━━━━━ RECORD SET ━━━━━

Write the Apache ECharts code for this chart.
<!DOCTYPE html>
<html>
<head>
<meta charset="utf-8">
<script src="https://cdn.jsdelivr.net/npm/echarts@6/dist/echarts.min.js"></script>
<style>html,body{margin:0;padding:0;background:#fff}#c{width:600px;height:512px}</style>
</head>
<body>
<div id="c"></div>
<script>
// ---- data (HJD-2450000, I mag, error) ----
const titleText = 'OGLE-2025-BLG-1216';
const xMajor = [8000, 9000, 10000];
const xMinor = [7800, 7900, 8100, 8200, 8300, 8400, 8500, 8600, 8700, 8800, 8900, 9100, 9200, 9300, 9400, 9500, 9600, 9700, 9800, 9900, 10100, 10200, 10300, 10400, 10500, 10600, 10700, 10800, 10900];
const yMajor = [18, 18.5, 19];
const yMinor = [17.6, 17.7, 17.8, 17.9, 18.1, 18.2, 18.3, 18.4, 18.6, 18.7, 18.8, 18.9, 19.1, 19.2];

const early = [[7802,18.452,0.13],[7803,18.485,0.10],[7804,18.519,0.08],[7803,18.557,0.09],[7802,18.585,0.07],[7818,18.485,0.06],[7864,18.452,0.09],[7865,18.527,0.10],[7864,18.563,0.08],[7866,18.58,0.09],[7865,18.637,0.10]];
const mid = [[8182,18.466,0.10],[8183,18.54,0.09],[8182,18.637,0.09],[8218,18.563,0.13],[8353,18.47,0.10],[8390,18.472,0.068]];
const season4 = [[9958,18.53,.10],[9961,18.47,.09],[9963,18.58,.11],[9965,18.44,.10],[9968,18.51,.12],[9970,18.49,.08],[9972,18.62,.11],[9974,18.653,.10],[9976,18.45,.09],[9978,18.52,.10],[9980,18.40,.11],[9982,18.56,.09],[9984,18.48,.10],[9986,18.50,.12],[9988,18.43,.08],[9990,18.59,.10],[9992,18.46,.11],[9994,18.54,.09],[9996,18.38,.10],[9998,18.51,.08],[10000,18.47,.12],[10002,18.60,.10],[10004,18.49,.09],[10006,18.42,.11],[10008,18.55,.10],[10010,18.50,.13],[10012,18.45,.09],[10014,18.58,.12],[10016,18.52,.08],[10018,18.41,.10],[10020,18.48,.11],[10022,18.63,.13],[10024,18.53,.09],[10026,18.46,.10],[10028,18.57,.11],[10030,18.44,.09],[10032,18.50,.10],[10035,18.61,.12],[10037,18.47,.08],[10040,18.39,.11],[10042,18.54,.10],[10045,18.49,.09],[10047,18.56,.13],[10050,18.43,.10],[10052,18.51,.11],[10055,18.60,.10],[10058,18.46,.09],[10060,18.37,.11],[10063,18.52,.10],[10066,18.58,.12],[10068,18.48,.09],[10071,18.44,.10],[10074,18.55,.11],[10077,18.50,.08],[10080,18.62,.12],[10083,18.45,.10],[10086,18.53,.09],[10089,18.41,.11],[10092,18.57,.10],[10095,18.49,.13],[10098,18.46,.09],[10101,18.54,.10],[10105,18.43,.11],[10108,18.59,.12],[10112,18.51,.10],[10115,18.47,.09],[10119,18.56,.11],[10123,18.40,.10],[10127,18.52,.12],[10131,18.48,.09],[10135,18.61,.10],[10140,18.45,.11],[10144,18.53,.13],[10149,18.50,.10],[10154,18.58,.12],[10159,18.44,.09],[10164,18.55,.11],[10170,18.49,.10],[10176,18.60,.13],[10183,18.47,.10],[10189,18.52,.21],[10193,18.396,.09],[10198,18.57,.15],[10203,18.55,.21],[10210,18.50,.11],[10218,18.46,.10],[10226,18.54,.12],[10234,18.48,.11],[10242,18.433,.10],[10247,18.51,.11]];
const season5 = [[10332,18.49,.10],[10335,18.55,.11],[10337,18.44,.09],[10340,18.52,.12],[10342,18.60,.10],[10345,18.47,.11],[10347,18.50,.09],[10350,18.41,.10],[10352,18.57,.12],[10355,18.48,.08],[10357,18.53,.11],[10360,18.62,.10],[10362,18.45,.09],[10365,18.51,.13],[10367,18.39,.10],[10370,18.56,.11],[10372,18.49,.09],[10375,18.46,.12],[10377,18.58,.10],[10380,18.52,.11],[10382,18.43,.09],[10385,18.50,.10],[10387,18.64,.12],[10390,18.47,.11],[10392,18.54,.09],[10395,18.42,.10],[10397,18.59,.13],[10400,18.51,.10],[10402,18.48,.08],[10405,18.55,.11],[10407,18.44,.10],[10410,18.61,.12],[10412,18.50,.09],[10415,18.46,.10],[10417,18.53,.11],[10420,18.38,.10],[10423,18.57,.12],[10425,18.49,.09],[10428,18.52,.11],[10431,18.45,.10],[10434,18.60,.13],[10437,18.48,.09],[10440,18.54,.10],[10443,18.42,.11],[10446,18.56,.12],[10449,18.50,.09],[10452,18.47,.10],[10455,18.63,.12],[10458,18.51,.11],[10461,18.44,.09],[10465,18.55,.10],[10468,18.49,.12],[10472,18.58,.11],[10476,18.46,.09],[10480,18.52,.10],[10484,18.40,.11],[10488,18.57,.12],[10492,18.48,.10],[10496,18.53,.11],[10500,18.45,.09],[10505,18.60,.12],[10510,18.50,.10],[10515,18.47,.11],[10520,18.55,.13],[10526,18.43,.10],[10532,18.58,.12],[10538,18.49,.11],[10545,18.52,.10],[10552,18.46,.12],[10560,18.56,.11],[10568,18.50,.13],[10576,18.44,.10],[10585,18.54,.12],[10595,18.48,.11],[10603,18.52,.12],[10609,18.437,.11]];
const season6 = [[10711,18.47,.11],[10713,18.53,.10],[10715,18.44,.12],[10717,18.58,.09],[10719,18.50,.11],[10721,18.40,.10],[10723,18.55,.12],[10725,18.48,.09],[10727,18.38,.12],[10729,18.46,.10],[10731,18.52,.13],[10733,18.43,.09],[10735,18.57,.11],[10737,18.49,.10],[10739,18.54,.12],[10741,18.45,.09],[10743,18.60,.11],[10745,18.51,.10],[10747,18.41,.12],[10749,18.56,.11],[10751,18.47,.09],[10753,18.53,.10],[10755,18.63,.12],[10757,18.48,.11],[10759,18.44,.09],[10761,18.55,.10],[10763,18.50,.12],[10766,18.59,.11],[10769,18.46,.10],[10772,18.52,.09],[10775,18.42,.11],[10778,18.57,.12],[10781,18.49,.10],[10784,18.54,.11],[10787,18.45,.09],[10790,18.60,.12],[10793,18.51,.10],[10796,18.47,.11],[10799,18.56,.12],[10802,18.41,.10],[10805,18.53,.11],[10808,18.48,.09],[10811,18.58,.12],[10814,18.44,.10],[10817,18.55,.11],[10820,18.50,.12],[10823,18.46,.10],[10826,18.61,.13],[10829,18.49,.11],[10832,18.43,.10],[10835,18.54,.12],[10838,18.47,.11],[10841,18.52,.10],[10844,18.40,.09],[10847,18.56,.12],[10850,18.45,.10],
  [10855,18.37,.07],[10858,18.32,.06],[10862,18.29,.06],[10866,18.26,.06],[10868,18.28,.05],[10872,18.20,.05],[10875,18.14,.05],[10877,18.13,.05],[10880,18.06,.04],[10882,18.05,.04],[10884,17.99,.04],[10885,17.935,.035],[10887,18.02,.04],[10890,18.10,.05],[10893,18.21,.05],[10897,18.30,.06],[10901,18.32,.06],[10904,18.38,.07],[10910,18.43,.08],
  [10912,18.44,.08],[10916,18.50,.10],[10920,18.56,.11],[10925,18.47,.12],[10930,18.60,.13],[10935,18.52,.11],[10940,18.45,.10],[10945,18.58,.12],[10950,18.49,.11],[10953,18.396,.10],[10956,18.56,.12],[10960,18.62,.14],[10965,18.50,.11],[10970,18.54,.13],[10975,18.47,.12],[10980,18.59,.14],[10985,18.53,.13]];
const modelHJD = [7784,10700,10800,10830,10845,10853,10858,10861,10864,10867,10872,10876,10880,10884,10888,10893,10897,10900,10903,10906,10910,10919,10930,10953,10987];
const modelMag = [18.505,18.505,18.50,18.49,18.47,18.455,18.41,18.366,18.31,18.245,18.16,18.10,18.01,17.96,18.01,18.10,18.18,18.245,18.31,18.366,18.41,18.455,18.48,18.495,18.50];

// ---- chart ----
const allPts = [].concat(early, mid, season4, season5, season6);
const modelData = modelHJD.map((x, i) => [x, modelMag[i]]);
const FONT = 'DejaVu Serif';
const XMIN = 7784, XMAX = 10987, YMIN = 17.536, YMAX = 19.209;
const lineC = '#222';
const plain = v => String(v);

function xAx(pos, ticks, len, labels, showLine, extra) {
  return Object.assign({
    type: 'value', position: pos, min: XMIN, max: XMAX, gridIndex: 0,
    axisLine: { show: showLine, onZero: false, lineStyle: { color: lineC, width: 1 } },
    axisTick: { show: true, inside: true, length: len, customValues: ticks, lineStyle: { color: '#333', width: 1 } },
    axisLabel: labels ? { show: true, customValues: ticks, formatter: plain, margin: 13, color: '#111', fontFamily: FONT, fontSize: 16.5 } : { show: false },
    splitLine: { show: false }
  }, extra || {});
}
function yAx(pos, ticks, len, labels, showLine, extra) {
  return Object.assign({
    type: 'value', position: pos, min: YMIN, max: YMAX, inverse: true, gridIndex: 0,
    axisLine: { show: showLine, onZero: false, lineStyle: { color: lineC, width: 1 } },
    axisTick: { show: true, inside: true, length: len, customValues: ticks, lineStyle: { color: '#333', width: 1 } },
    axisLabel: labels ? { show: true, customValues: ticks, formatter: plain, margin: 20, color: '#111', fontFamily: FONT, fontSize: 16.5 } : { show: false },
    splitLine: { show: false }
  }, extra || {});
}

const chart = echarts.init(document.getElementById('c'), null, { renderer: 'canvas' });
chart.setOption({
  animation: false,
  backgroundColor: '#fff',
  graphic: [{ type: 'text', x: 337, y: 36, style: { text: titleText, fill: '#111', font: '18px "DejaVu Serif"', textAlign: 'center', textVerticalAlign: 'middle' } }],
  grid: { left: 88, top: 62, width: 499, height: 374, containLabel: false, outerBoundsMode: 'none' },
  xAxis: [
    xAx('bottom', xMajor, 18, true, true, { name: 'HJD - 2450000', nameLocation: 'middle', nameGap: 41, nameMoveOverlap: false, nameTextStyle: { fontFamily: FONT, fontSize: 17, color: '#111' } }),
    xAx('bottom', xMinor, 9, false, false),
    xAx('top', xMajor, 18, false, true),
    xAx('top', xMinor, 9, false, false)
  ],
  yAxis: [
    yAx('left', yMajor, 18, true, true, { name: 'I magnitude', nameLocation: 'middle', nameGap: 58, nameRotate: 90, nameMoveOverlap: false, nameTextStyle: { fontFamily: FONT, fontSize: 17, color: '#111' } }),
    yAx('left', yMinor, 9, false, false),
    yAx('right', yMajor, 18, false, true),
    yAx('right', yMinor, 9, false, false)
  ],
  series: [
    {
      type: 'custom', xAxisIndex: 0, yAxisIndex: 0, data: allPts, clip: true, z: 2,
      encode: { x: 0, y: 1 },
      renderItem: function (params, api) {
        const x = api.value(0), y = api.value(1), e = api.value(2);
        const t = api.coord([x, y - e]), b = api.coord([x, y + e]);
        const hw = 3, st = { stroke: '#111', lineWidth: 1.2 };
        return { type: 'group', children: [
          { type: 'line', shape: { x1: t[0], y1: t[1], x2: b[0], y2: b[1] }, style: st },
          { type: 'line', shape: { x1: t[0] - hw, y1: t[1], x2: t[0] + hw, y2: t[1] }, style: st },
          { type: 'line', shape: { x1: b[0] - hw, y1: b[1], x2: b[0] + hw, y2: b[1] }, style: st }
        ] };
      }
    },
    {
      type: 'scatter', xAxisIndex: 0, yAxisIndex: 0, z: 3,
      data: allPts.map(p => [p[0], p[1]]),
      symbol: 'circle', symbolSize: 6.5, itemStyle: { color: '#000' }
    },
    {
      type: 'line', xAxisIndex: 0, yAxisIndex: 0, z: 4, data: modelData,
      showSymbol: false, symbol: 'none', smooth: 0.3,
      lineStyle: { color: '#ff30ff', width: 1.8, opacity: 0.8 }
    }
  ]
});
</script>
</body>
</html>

━━━━━
━━━━━ RECORD SET ━━━━━

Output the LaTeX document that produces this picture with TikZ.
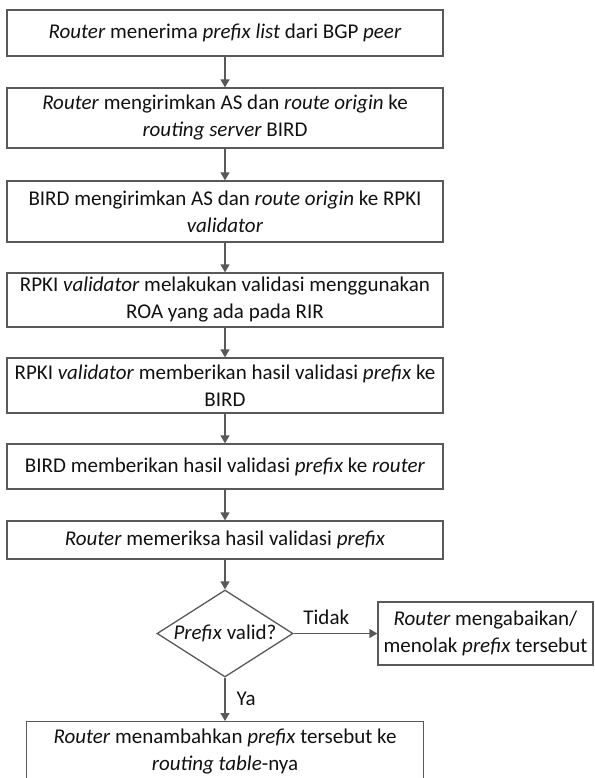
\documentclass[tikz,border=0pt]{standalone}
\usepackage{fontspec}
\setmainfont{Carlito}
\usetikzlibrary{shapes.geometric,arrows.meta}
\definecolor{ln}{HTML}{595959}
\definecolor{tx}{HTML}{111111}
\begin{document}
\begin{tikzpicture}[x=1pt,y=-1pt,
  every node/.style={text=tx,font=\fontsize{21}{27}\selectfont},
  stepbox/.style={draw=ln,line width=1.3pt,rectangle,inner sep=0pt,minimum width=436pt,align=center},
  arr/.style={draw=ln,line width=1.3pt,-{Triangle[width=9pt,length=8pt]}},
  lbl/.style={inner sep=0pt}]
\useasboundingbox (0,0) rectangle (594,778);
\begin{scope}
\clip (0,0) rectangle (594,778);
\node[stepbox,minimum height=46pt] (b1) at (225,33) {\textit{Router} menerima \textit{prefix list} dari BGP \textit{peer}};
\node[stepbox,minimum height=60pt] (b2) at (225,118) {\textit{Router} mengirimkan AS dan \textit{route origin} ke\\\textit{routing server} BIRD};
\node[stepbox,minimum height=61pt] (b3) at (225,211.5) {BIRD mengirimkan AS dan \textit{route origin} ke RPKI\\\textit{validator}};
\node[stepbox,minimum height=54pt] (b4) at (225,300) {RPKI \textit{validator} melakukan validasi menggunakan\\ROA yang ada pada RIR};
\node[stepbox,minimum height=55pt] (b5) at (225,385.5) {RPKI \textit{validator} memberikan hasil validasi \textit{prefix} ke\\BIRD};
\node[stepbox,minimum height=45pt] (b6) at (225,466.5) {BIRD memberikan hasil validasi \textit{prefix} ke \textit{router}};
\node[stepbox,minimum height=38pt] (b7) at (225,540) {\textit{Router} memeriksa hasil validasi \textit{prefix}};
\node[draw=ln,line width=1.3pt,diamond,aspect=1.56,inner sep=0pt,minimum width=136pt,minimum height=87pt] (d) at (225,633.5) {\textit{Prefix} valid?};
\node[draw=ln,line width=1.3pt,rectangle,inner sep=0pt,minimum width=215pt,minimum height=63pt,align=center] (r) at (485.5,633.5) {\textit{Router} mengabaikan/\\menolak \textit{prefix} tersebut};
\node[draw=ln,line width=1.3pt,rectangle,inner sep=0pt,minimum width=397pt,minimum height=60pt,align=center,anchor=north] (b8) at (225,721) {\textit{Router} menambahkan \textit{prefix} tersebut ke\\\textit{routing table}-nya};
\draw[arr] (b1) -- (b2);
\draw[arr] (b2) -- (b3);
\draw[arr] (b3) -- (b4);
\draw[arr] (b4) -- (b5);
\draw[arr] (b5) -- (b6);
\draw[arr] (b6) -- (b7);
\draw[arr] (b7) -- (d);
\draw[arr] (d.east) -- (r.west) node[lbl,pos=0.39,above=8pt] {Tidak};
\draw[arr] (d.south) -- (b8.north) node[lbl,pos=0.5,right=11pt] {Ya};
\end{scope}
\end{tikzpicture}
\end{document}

━━━━━
━━━━━ RECORD SET ━━━━━

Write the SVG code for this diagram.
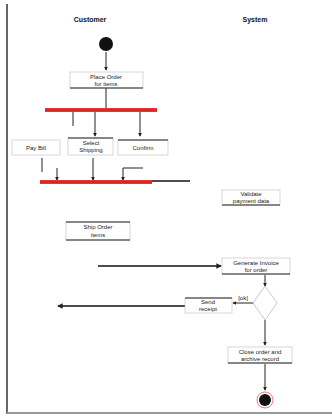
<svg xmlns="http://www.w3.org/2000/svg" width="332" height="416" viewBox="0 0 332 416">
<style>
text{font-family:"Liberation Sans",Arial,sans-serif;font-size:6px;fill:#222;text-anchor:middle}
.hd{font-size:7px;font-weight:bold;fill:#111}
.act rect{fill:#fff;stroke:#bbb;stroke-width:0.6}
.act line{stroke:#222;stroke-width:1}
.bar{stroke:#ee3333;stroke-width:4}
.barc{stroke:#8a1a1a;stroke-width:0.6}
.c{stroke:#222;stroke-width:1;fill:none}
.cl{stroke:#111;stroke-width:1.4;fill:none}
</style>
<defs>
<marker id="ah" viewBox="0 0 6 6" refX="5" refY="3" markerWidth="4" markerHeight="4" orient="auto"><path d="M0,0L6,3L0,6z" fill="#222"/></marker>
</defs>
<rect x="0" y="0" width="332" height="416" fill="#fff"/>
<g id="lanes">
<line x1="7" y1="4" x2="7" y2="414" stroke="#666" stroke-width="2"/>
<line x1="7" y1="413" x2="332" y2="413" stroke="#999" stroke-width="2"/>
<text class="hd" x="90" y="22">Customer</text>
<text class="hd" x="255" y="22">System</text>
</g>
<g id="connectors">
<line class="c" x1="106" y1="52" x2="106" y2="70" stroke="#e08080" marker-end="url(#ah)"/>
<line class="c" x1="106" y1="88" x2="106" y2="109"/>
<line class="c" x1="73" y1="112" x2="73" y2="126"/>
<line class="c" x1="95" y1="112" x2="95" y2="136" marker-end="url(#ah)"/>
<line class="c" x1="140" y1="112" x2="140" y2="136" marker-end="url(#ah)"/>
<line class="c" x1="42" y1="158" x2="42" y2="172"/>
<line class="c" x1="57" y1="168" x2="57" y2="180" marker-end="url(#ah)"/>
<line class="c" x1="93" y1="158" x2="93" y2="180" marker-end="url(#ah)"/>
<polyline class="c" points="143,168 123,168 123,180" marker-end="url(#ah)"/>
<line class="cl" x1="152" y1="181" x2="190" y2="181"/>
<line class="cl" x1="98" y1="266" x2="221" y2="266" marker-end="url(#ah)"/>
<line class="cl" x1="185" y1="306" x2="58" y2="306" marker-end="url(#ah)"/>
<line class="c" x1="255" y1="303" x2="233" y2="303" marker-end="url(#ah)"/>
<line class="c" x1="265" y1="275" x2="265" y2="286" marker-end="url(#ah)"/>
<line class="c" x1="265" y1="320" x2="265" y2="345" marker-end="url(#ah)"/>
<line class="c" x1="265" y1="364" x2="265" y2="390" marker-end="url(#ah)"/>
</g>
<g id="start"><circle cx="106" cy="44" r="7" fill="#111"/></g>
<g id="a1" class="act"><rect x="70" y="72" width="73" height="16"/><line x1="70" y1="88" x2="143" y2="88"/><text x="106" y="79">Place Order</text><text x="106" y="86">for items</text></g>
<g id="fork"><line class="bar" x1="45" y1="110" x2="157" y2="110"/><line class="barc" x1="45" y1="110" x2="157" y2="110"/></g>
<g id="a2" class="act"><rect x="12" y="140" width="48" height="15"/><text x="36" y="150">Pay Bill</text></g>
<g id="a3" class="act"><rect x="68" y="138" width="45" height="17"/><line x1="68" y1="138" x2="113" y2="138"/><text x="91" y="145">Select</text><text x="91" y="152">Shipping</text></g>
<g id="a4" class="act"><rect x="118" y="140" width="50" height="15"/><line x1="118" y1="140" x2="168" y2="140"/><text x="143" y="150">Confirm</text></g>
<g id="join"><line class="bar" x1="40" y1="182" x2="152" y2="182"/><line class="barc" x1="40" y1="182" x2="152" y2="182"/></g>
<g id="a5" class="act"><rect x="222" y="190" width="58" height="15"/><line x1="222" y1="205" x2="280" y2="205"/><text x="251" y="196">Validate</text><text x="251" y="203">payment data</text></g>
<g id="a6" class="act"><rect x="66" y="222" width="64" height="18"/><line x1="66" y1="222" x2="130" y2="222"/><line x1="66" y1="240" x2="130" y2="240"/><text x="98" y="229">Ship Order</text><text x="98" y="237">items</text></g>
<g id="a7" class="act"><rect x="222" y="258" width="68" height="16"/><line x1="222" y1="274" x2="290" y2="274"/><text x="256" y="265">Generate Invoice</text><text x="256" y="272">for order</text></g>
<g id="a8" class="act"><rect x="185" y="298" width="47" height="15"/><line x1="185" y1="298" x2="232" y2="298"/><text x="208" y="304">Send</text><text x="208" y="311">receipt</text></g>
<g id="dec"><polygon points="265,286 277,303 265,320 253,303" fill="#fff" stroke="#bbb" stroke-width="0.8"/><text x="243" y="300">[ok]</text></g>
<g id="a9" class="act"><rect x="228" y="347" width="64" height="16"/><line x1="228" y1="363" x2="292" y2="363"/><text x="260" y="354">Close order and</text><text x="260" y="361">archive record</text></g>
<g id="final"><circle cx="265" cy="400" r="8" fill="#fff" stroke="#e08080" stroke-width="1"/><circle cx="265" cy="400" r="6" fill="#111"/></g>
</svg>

━━━━━

> SET TASK
Retype the entries above exactly, but only from the line containing "Write the Apache ECharts code for this chart." through the line containing "18.9, 19.1, 19.2];", both included.

> RESULT BELOW
Write the Apache ECharts code for this chart.
<!DOCTYPE html>
<html>
<head>
<meta charset="utf-8">
<script src="https://cdn.jsdelivr.net/npm/echarts@6/dist/echarts.min.js"></script>
<style>html,body{margin:0;padding:0;background:#fff}#c{width:600px;height:512px}</style>
</head>
<body>
<div id="c"></div>
<script>
// ---- data (HJD-2450000, I mag, error) ----
const titleText = 'OGLE-2025-BLG-1216';
const xMajor = [8000, 9000, 10000];
const xMinor = [7800, 7900, 8100, 8200, 8300, 8400, 8500, 8600, 8700, 8800, 8900, 9100, 9200, 9300, 9400, 9500, 9600, 9700, 9800, 9900, 10100, 10200, 10300, 10400, 10500, 10600, 10700, 10800, 10900];
const yMajor = [18, 18.5, 19];
const yMinor = [17.6, 17.7, 17.8, 17.9, 18.1, 18.2, 18.3, 18.4, 18.6, 18.7, 18.8, 18.9, 19.1, 19.2];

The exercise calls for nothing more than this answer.